## Exercise goal
Copy exactly, and only, the lines below from the first through the one containing "['0.E+00', '5.E+04', '1.E+05', '2.E+05', '2.E+05', '3.E+05'];", both included; pictures are omitted.

++++++++

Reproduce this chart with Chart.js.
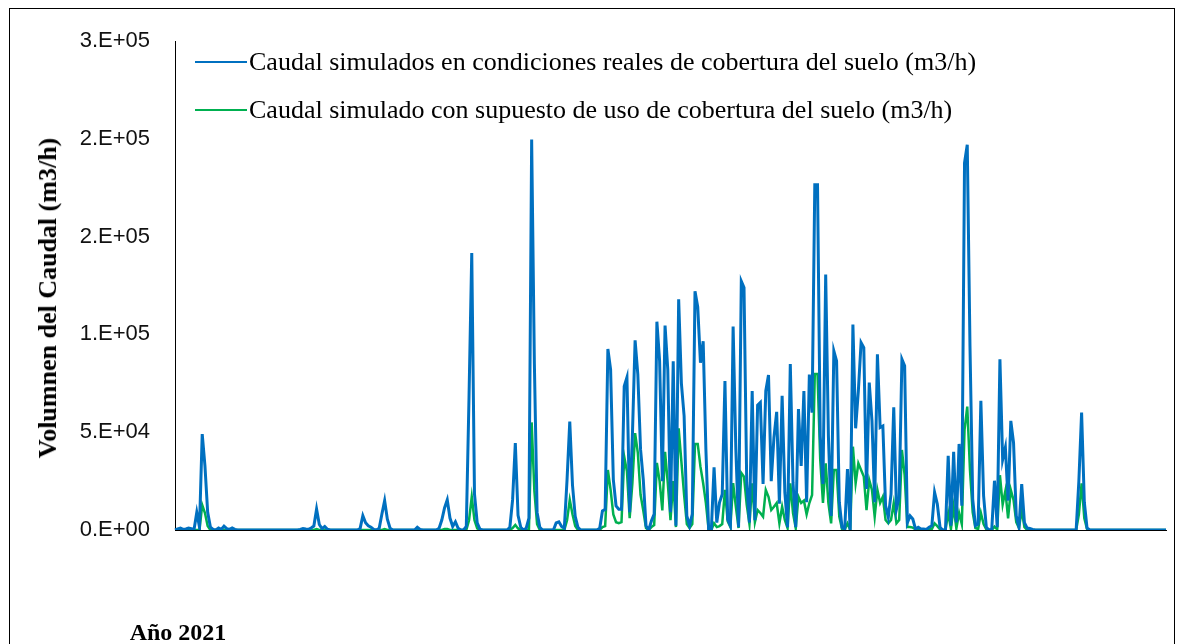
<!DOCTYPE html>
<html>
<head>
<meta charset="utf-8">
<title>Caudal simulado 2021</title>
<script src="https://cdn.jsdelivr.net/npm/chart.js@4.4.1/dist/chart.umd.min.js"></script>
<style>
  html, body { margin: 0; padding: 0; background: #fff; }
  #wrap { position: relative; width: 1183px; height: 644px; overflow: hidden; }
  #frame { position: absolute; left: 9px; top: 8px; width: 1166px; height: 700px; border: 1px solid #000; box-sizing: border-box; }
  canvas { position: absolute; left: 0; top: 0; }
  .leg { position: absolute; left: 195px; height: 30px; display: flex; align-items: center; font-family: "Liberation Serif", "Times New Roman", serif; font-size: 26px; color: #000; white-space: nowrap; }
  .leg i { display: inline-block; width: 52px; height: 2px; margin-right: 2px; }
  #ytitle { position: absolute; left: 48px; top: 298px; transform: translate(-50%, -50%) rotate(-90deg); font-family: "Liberation Serif", serif; font-weight: bold; font-size: 26px; white-space: nowrap; color: #000; }
  #xtitle { position: absolute; left: 178px; top: 632px; transform: translate(-50%, -50%); font-family: "Liberation Serif", serif; font-weight: bold; font-size: 24px; white-space: nowrap; color: #000; }
</style>
</head>
<body>
<div id="wrap">
  <div id="frame"></div>
  <canvas id="chartCaudal" width="1183" height="644"></canvas>
  <div id="legend"></div>
  <div id="ytitle">Volumnen del Caudal (m3/h)</div>
  <div id="xtitle">Año 2021</div>
</div>
<script>
const seriesNames = [
  'Caudal simulados en condiciones reales de cobertura del suelo (m3/h)',
  'Caudal simulado con supuesto de uso de cobertura del suelo (m3/h)'
];
const yTickLabels = ['0.E+00', '5.E+04', '1.E+05', '2.E+05', '2.E+05', '3.E+05'];

// caudal diario, condiciones reales (m3/h)
const caudalReal = [
  0, 500, 1000, 300, 500, 1000, 700, 300, 9000, 1500,
  49000, 32800, 9000, 1500, 300, 0, 1000, 300, 2000, 700,
  300, 1000, 300, 0, 0, 0, 0, 0, 0, 0,
  0, 0, 0, 0, 0, 0, 0, 0, 0, 0,
  0, 0, 0, 0, 0, 0, 300, 800, 500, 300,
  1000, 2000, 10700, 2800, 700, 1800, 400, 0, 0, 0,
  0, 0, 0, 0, 0, 0, 0, 0, 800, 7300,
  3700, 2200, 1400, 300, 0, 900, 8200, 15000, 5500, 900,
  0, 0, 0, 0, 0, 0, 0, 0, 0, 1400,
  300, 0, 0, 0, 0, 0, 0, 900, 5100, 11300,
  15400, 6100, 1800, 4200, 900, 0, 0, 1800, 68200, 141600,
  18500, 3600, 400, 0, 0, 0, 0, 0, 0, 0,
  0, 0, 0, 1400, 15400, 44500, 7500, 1400, 0, 900,
  6100, 199600, 85000, 9000, 1400, 0, 0, 0, 0, 0,
  3600, 4200, 1800, 900, 25600, 55400, 23000, 7000, 1400, 0,
  0, 0, 0, 0, 0, 0, 900, 9800, 10600, 92500,
  82000, 25800, 12300, 10600, 10600, 73500, 78000, 9100, 48000, 97000,
  79500, 41200, 25800, 2200, 0, 4700, 8100, 106500, 86500, 25000,
  104500, 82000, 9100, 86200, 2200, 118000, 75000, 58300, 7200, 2200,
  8100, 122000, 114000, 85500, 96500, 41300, 400, 0, 32000, 3800,
  14000, 18300, 76200, 5500, 2200, 104000, 41300, 1400, 127200, 123900,
  24200, 3800, 71100, 5000, 63800, 65200, 23500, 71100, 79200, 25000,
  47300, 60400, 13500, 68600, 19200, 1400, 84800, 24200, 1400, 61800,
  32700, 71000, 14200, 79500, 60000, 176500, 176500, 48000, 23500, 130600,
  48000, 7200, 91500, 86400, 14200, 1400, 500, 31100, 0, 105100,
  52000, 71100, 95800, 93200, 21000, 75400, 55800, 14200, 89800, 52400,
  53200, 12400, 6500, 18300, 62700, 10700, 16900, 87300, 83900, 3800,
  7200, 5600, 500, 1400, 500, 500, 300, 1400, 2200, 19200,
  13300, 1400, 0, 0, 37900, 2200, 40000, 3800, 44000, 12400,
  187700, 197000, 94000, 15800, 2200, 3100, 66000, 17500, 1400, 0,
  300, 25200, 1400, 87300, 36000, 42200, 15000, 55800, 44700, 7200,
  1400, 23500, 3800, 1000, 800, 300, 0, 0, 0, 0,
  0, 0, 0, 0, 0, 0, 0, 0, 0, 0,
  0, 0, 25200, 60000, 14200, 1000, 0, 0, 0, 0,
  0, 0, 0, 0, 0, 0, 0, 0, 0, 0,
  0, 0, 0, 0, 0, 0, 0, 0, 0, 0,
  0, 0, 0, 0, 0
];

// caudal diario, supuesto de uso de cobertura (m3/h)
const caudalSupuesto = [
  0, 0, 0, 0, 0, 0, 0, 0, 0, 0,
  12800, 8700, 2000, 0, 0, 0, 0, 0, 0, 0,
  0, 0, 0, 0, 0, 0, 0, 0, 0, 0,
  0, 0, 0, 0, 0, 0, 0, 0, 0, 0,
  0, 0, 0, 0, 0, 0, 0, 0, 0, 0,
  0, 0, 500, 0, 0, 0, 0, 0, 0, 0,
  0, 0, 0, 0, 0, 0, 0, 0, 0, 0,
  0, 0, 0, 0, 0, 0, 0, 500, 0, 0,
  0, 0, 0, 0, 0, 0, 0, 0, 0, 0,
  0, 0, 0, 0, 0, 0, 0, 0, 0, 500,
  500, 0, 0, 0, 0, 0, 0, 0, 5000, 17000,
  5000, 800, 0, 0, 0, 0, 0, 0, 0, 0,
  0, 0, 0, 0, 1000, 2600, 800, 0, 0, 0,
  0, 55000, 20000, 3000, 0, 0, 0, 0, 0, 0,
  0, 0, 0, 0, 5000, 15400, 8000, 2000, 0, 0,
  0, 0, 0, 0, 0, 0, 0, 1500, 2000, 30700,
  20500, 8000, 4000, 3500, 4000, 37500, 30000, 6000, 24000, 49500,
  39400, 18000, 10000, 1000, 0, 1500, 2500, 34300, 25000, 10000,
  40000, 24000, 5000, 25000, 1500, 52000, 35000, 18000, 3000, 1000,
  3000, 44000, 44000, 32400, 23900, 13800, 300, 0, 3400, 1500,
  2000, 3000, 20500, 4500, 1500, 24000, 11900, 1000, 29200, 27300,
  12800, 3000, 23900, 4000, 10200, 8700, 6800, 20500, 17000, 10200,
  11900, 13800, 3400, 11900, 5100, 1000, 23900, 8700, 1000, 17000,
  13800, 15000, 8000, 13800, 17900, 79800, 79800, 35800, 13800, 34100,
  13800, 3400, 30700, 30700, 6800, 500, 200, 3400, 0, 42600,
  23900, 34100, 30700, 27300, 10200, 25600, 20500, 6800, 20500, 13800,
  17000, 5100, 3400, 5100, 13800, 3400, 5100, 40900, 28000, 1500,
  1500, 1200, 300, 300, 0, 0, 0, 300, 500, 3400,
  2000, 300, 0, 0, 8700, 500, 11900, 800, 8700, 3000,
  51200, 63100, 30700, 9000, 1000, 500, 8700, 3000, 300, 0,
  0, 1700, 300, 28000, 13000, 20000, 6000, 20500, 15400, 4000,
  1000, 10200, 1500, 0, 0, 0, 0, 0, 0, 0,
  0, 0, 0, 0, 0, 0, 0, 0, 0, 0,
  0, 0, 8000, 23900, 6000, 500, 0, 0, 0, 0,
  0, 0, 0, 0, 0, 0, 0, 0, 0, 0,
  0, 0, 0, 0, 0, 0, 0, 0, 0, 0,
  0, 0, 0, 0, 0
];

// una etiqueta por dia de 2021 (no se muestran)
const dias = caudalReal.map((_, i) => {
  const d = new Date(2021, 0, 1 + i);
  return d.getDate() + '/' + (d.getMonth() + 1);
});

const colors = ['#0070C0', '#00B050'];

const chart = new Chart('chartCaudal', {
  type: 'line',
  data: {
    labels: dias,
    datasets: [{
      label: seriesNames[0],
      data: caudalReal,
      borderColor: colors[0],
      borderWidth: 3,
      pointRadius: 0,
      tension: 0,
      order: 1
    }, {
      label: seriesNames[1],
      data: caudalSupuesto,
      borderColor: colors[1],
      borderWidth: 2.5,
      pointRadius: 0,
      tension: 0,
      order: 2
    }]
  },
  options: {
    responsive: false,
    animation: false,
    devicePixelRatio: 1,
    layout: { padding: { left: 0, top: 41, right: 17, bottom: 114 } },
    plugins: {
      legend: { display: false },
      tooltip: { enabled: false }
    },
    scales: {
      x: {
        offset: false,
        ticks: { display: false },
        grid: { display: false, drawTicks: false },
        border: { display: true, color: '#000', width: 1 },
        afterFit: (s) => { s.height = 0; }
      },
      y: {
        min: 0,
        max: 250000,
        ticks: {
          stepSize: 50000,
          padding: 25,
          color: '#111',
          font: { family: '"Liberation Sans", Arial, sans-serif', size: 22 },
          callback: (v, i) => yTickLabels[i]
        },
        grid: { display: false, drawTicks: false },
        border: { display: true, color: '#000', width: 1 },
        afterFit: (s) => { s.width = 175; }
      }
    }
  }
});

// leyenda dentro del area del grafico
const legend = document.getElementById('legend');
const legTops = [47, 95];
chart.data.datasets.forEach((ds, i) => {
  const item = document.createElement('div');
  item.className = 'leg';
  item.style.top = legTops[i] + 'px';
  const line = document.createElement('i');
  line.style.background = ds.borderColor;
  item.appendChild(line);
  item.appendChild(document.createTextNode(ds.label));
  legend.appendChild(item);
});
</script>
</body>
</html>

++++++++

## Result for this exercise
Reproduce this chart with Chart.js.
<!DOCTYPE html>
<html>
<head>
<meta charset="utf-8">
<title>Caudal simulado 2021</title>
<script src="https://cdn.jsdelivr.net/npm/chart.js@4.4.1/dist/chart.umd.min.js"></script>
<style>
  html, body { margin: 0; padding: 0; background: #fff; }
  #wrap { position: relative; width: 1183px; height: 644px; overflow: hidden; }
  #frame { position: absolute; left: 9px; top: 8px; width: 1166px; height: 700px; border: 1px solid #000; box-sizing: border-box; }
  canvas { position: absolute; left: 0; top: 0; }
  .leg { position: absolute; left: 195px; height: 30px; display: flex; align-items: center; font-family: "Liberation Serif", "Times New Roman", serif; font-size: 26px; color: #000; white-space: nowrap; }
  .leg i { display: inline-block; width: 52px; height: 2px; margin-right: 2px; }
  #ytitle { position: absolute; left: 48px; top: 298px; transform: translate(-50%, -50%) rotate(-90deg); font-family: "Liberation Serif", serif; font-weight: bold; font-size: 26px; white-space: nowrap; color: #000; }
  #xtitle { position: absolute; left: 178px; top: 632px; transform: translate(-50%, -50%); font-family: "Liberation Serif", serif; font-weight: bold; font-size: 24px; white-space: nowrap; color: #000; }
</style>
</head>
<body>
<div id="wrap">
  <div id="frame"></div>
  <canvas id="chartCaudal" width="1183" height="644"></canvas>
  <div id="legend"></div>
  <div id="ytitle">Volumnen del Caudal (m3/h)</div>
  <div id="xtitle">Año 2021</div>
</div>
<script>
const seriesNames = [
  'Caudal simulados en condiciones reales de cobertura del suelo (m3/h)',
  'Caudal simulado con supuesto de uso de cobertura del suelo (m3/h)'
];
const yTickLabels = ['0.E+00', '5.E+04', '1.E+05', '2.E+05', '2.E+05', '3.E+05'];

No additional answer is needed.